Un multi-prestataires se pilote comme un portefeuille financier : on diversifie, on suit, on réalloue. Le socle tient sur trois instances claires :

  • Un comité opérationnel hebdomadaire pour incidents et capacités.
  • Un comité de pilotage mensuel pour KPI, projets en cours et alertes financières.
  • Un comité stratégique trimestriel pour feuille de route et risques émergents.

Bien évidemment, ces réunions n’ont de valeur qu’à condition de disposer d’un suivi structuré, outillé et partagé.

C’est là que des dispositifs comme les tableaux de bord de pilotage des contrats apportent une réelle valeur, en permettant une lecture fine des performances, des écarts, et des points de tension à adresser contractuellement.

Les organisations qui automatisent ce reporting réduisent généralement le temps consacré aux revues fournisseurs. Aussi, un même dashboard partagé limite les discussions subjectives, révèle les SLA en dérive et sécurise la traçabilité pour l’audit interne.

Structurer la relation pour créer de la valeur

Retenez ici que la gouvernance doit refléter les enjeux métiers avant les métriques techniques. Un comité opérationnel qui discute uniquement des temps de reprise ignore l’impact business d’une micro-coupure sur les ventes en ligne.

Aligner les comités signifie inviter la direction e-commerce pour juger un incident front-office ou les RH pour qualifie un retard de paie. Ce cadrage transverse ouvre la porte à une dynamique d’amélioration continue : chaque trimestre, les fournisseurs proposent un plan de progrès et le DSI l’évalue à l’aune des objectifs stratégiques.

Cette boucle n’est bien sûr viable que si la gouvernance évolue avec la maturité des acteurs et l’évolution du SI.

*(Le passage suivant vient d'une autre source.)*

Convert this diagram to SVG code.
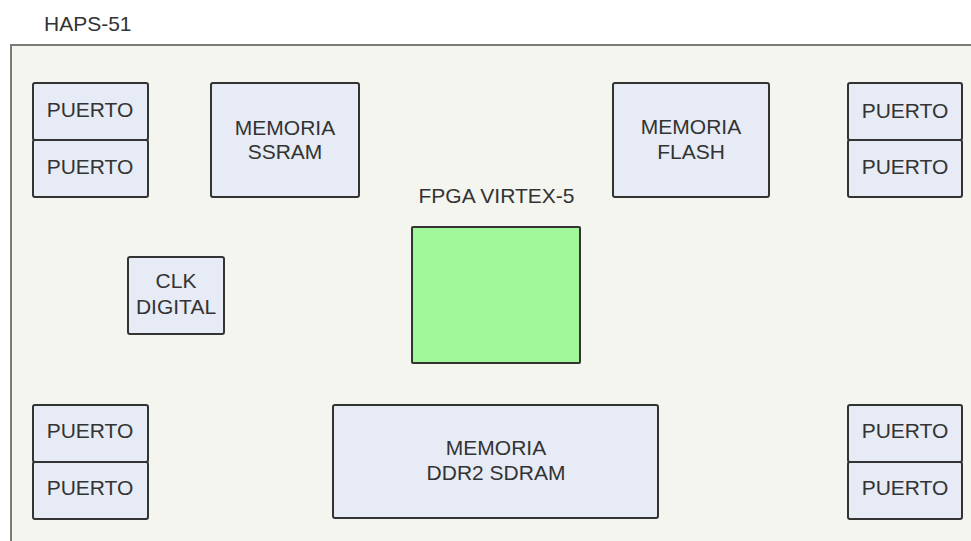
<svg xmlns="http://www.w3.org/2000/svg" width="971" height="541" viewBox="0 0 971 541">
<style>
.frame{fill:#f4f5ef;stroke:#7a7a7a;stroke-width:2}
.box{fill:#e6ebf6;stroke:#333;stroke-width:2}
.fpga{fill:#a0f79a;stroke:#333;stroke-width:2}
text{font-family:"Liberation Sans",Arial,sans-serif;font-size:21px;fill:#333;text-anchor:middle}
.lbl{text-anchor:start}
</style>
<rect width="971" height="541" fill="#ffffff"/>
<g id="board">
<rect class="frame" x="11" y="45" width="990" height="530"/>
<text class="lbl" x="44" y="31">HAPS-51</text>
</g>
<g id="puerto-tl">
<rect class="box" x="33" y="83" width="115" height="57" rx="2"/>
<rect class="box" x="33" y="140" width="115" height="57" rx="2"/>
<text x="90" y="117">PUERTO</text>
<text x="90" y="174">PUERTO</text>
</g>
<g id="ssram">
<rect class="box" x="211" y="83" width="148" height="114" rx="2"/>
<text x="285" y="135">MEMORIA</text>
<text x="285" y="159">SSRAM</text>
</g>
<g id="flash">
<rect class="box" x="613" y="83" width="156" height="114" rx="2"/>
<text x="691" y="134">MEMORIA</text>
<text x="691" y="159">FLASH</text>
</g>
<g id="puerto-tr">
<rect class="box" x="848" y="83" width="114" height="57" rx="2"/>
<rect class="box" x="848" y="140" width="114" height="57" rx="2"/>
<text x="905" y="118">PUERTO</text>
<text x="905" y="174">PUERTO</text>
</g>
<g id="clk">
<rect class="box" x="128" y="257" width="96" height="77" rx="2"/>
<text x="176" y="288">CLK</text>
<text x="176" y="314">DIGITAL</text>
</g>
<g id="fpga">
<text x="496.5" y="203">FPGA VIRTEX-5</text>
<rect class="fpga" x="412" y="227" width="168" height="136" rx="1"/>
</g>
<g id="puerto-bl">
<rect class="box" x="33" y="405" width="115" height="57" rx="2"/>
<rect class="box" x="33" y="462" width="115" height="57" rx="2"/>
<text x="90" y="438">PUERTO</text>
<text x="90" y="495">PUERTO</text>
</g>
<g id="ddr2">
<rect class="box" x="333" y="405" width="325" height="113" rx="2"/>
<text x="496" y="455">MEMORIA</text>
<text x="496" y="480">DDR2 SDRAM</text>
</g>
<g id="puerto-br">
<rect class="box" x="848" y="405" width="114" height="57" rx="2"/>
<rect class="box" x="848" y="462" width="114" height="57" rx="2"/>
<text x="905" y="438">PUERTO</text>
<text x="905" y="495">PUERTO</text>
</g>
<g id="connectors"></g>
</svg>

Aux débuts du contrat, les réunions sont fréquentes et détaillées. Quand la confiance s’installe, le comité pause sur les incidents majeurs et s’oriente vers l’innovation : RPA du support, automatisation FinOps, mutualisation des licences. La valeur se mesure alors en économies partagées, mais aussi en capacité d’innovation intégrée au contrat plutôt qu’achetée en supplément.